When journalists Ahmet Şık and Nedim Şener were detained as part of the Oda TV case, the pro-government media rushed to portray them as “terrorists.” Police raided Şener’s Şık’s home, the workplace of Şık’s colleagues, searching for the draft of an unpublished book. As a first in Turkey, Şık’s book ‘Imam’s Army,’ which was on the Gülen supporters within the police, was banned before it was published. Şık and Şener spent more than a year under arrest on charges of terrorism.

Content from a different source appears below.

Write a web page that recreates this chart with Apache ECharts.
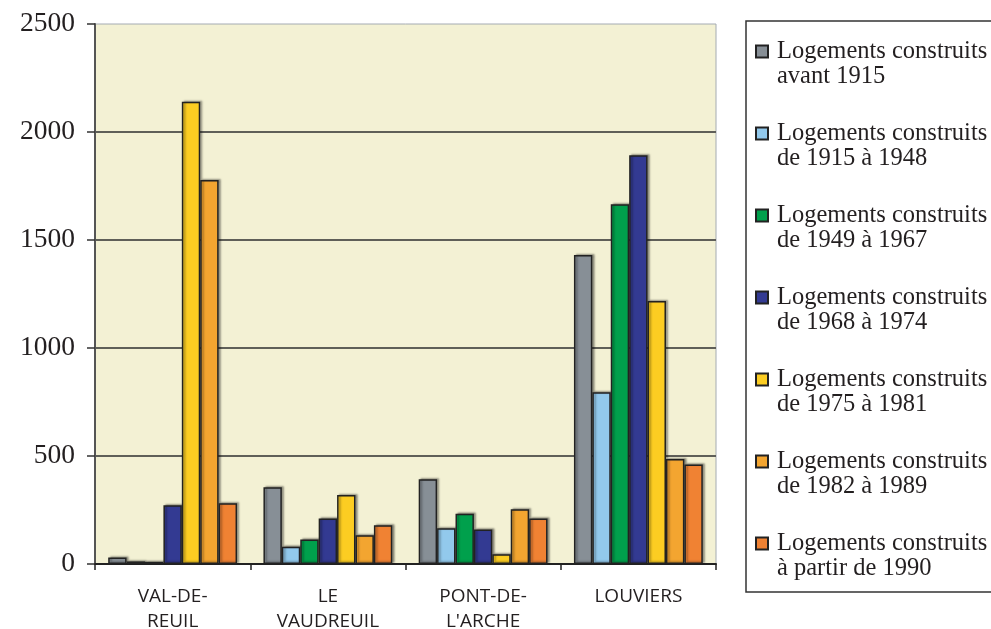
<!DOCTYPE html>
<html>
<head>
<meta charset="utf-8">
<script src="https://cdn.jsdelivr.net/npm/echarts@6/dist/echarts.min.js"></script>
<style>
  html, body { margin: 0; padding: 0; background: #ffffff; }
  #chart { width: 991px; height: 629px; }
</style>
</head>
<body>
<div id="chart"></div>
<script>
// Communes (x axis)
const communes = ['VAL-DE-\nREUIL', 'LE\nVAUDREUIL', 'PONT-DE-\nL\'ARCHE', 'LOUVIERS'];

// Y axis ticks
const yTicks = [0, 500, 1000, 1500, 2000, 2500];

// Housing built per period, one value per commune
const avant1915 = [30, 355, 392, 1430];
const de1915a1948 = [12, 80, 165, 795];
const de1949a1967 = [10, 114, 233, 1665];
const de1968a1974 = [272, 211, 160, 1892];
const de1975a1981 = [2140, 319, 45, 1218];
const de1982a1989 = [1778, 133, 253, 486];
const depuis1990 = [281, 179, 211, 461];

const periodNames = [
  'Logements construits\navant 1915',
  'Logements construits\nde 1915 à 1948',
  'Logements construits\nde 1949 à 1967',
  'Logements construits\nde 1968 à 1974',
  'Logements construits\nde 1975 à 1981',
  'Logements construits\nde 1982 à 1989',
  'Logements construits\nà partir de 1990'
];
const periodData = [avant1915, de1915a1948, de1949a1967, de1968a1974, de1975a1981, de1982a1989, depuis1990];
const periodColors = ['#878f96', '#92c9ec', '#00a04c', '#333a92', '#fccd22', '#f3a530', '#f08233'];

const serif = '"Liberation Serif", "Times New Roman", serif';
const sans = '"Open Sans", "DejaVu Sans", sans-serif';

const series = periodNames.map((name, i) => ({
  name: name,
  type: 'bar',
  data: periodData[i],
  barGap: '0%',
  barCategoryGap: '17%',
  itemStyle: {
    color: periodColors[i],
    borderColor: '#222222',
    borderWidth: 1.5,
    shadowColor: 'rgba(0,0,0,0.35)',
    shadowOffsetX: 2,
    shadowOffsetY: -1,
    shadowBlur: 2
  },
  emphasis: { disabled: true }
}));

const chart = echarts.init(document.getElementById('chart'), null, { renderer: 'canvas' });
chart.setOption({
  animation: false,
  backgroundColor: '#ffffff',
  graphic: [{
    type: 'rect',
    shape: { x: 746, y: 21, width: 260, height: 571 },
    style: { fill: '#ffffff', stroke: '#333333', lineWidth: 1.5 },
    z: -1
  }],
  grid: {
    left: 95, right: 275, top: 24, bottom: 65,
    outerBoundsMode: 'none',
    containLabel: false,
    show: true,
    backgroundColor: '#f3f1d4',
    borderColor: '#a4abb2',
    borderWidth: 1
  },
  legend: {
    orient: 'vertical',
    left: 755,
    top: 14,
    padding: 0,
    itemGap: 7,
    itemWidth: 12,
    itemHeight: 12,
    icon: 'rect',
    selectedMode: false,
    data: periodNames,
    // a leading blank line keeps the marker level with the first text line
    formatter: name => '\n' + name,
    textStyle: {
      fontFamily: serif,
      fontSize: 24.5,
      lineHeight: 25,
      color: '#231f20',
      padding: [0, 0, 0, 4]
    }
  },
  xAxis: {
    type: 'category',
    data: communes,
    axisLine: { show: true, lineStyle: { color: '#222222', width: 2 } },
    axisTick: { show: true, length: 6, lineStyle: { color: '#222222', width: 1.5 } },
    axisLabel: {
      fontFamily: sans,
      fontSize: 19,
      lineHeight: 25,
      color: '#231f20',
      margin: 20
    },
    splitLine: { show: false }
  },
  yAxis: {
    type: 'value',
    min: yTicks[0],
    max: yTicks[yTicks.length - 1],
    interval: 500,
    axisLine: { show: true, lineStyle: { color: '#555555', width: 2 } },
    axisTick: { show: true, length: 8, lineStyle: { color: '#333333', width: 1.5 } },
    axisLabel: {
      fontFamily: serif,
      fontSize: 27.5,
      color: '#231f20',
      margin: 20,
      formatter: v => String(v)
    },
    splitLine: {
      show: true,
      showMinLine: false,
      showMaxLine: false,
      lineStyle: { color: '#5f5f58', width: 2 }
    }
  },
  series: series
});
</script>
</body>
</html>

Although Şık and Şener are very popular among the ruling party supporters nowadays for their research on the Gülen Movement, they were not so at the time. Speaking at a meeting in Strasbourg on April 13, 2011, Prime Minister Erdoğan compared Şık’s book to a bomb. “It is a crime to use a bomb, but it is also a crime to use materials from which a bomb is made. If informed that all materials needed to construct a bomb have been placed in a certain location, wouldn’t the security forces collect these materials?” Erdoğan, who was not yet the target of the “illegal organization within the state,” said.

Not only journalists and soldiers, but many other opposition figures such as students, Kurdish politicians, socialists, unionists etc. have been victims of the specially authorized courts. Thousands of them are still in prison, five elected lawmakers of Parliament spent half of their terms in jail. Retired and active-duty soldier suspects in the coup plot cases have been crying since the first day that they were being accused based on fake evidence.

The government and the AKP, who were mostly deaf to the outcry caused by the specially authorized courts, are now upset and seeking a quick solution since the gun in the courts’ and the prosecutors’ hands is pointed at them. But it is not easy to forget the joy they had when the same gun was shot at the government’s critics.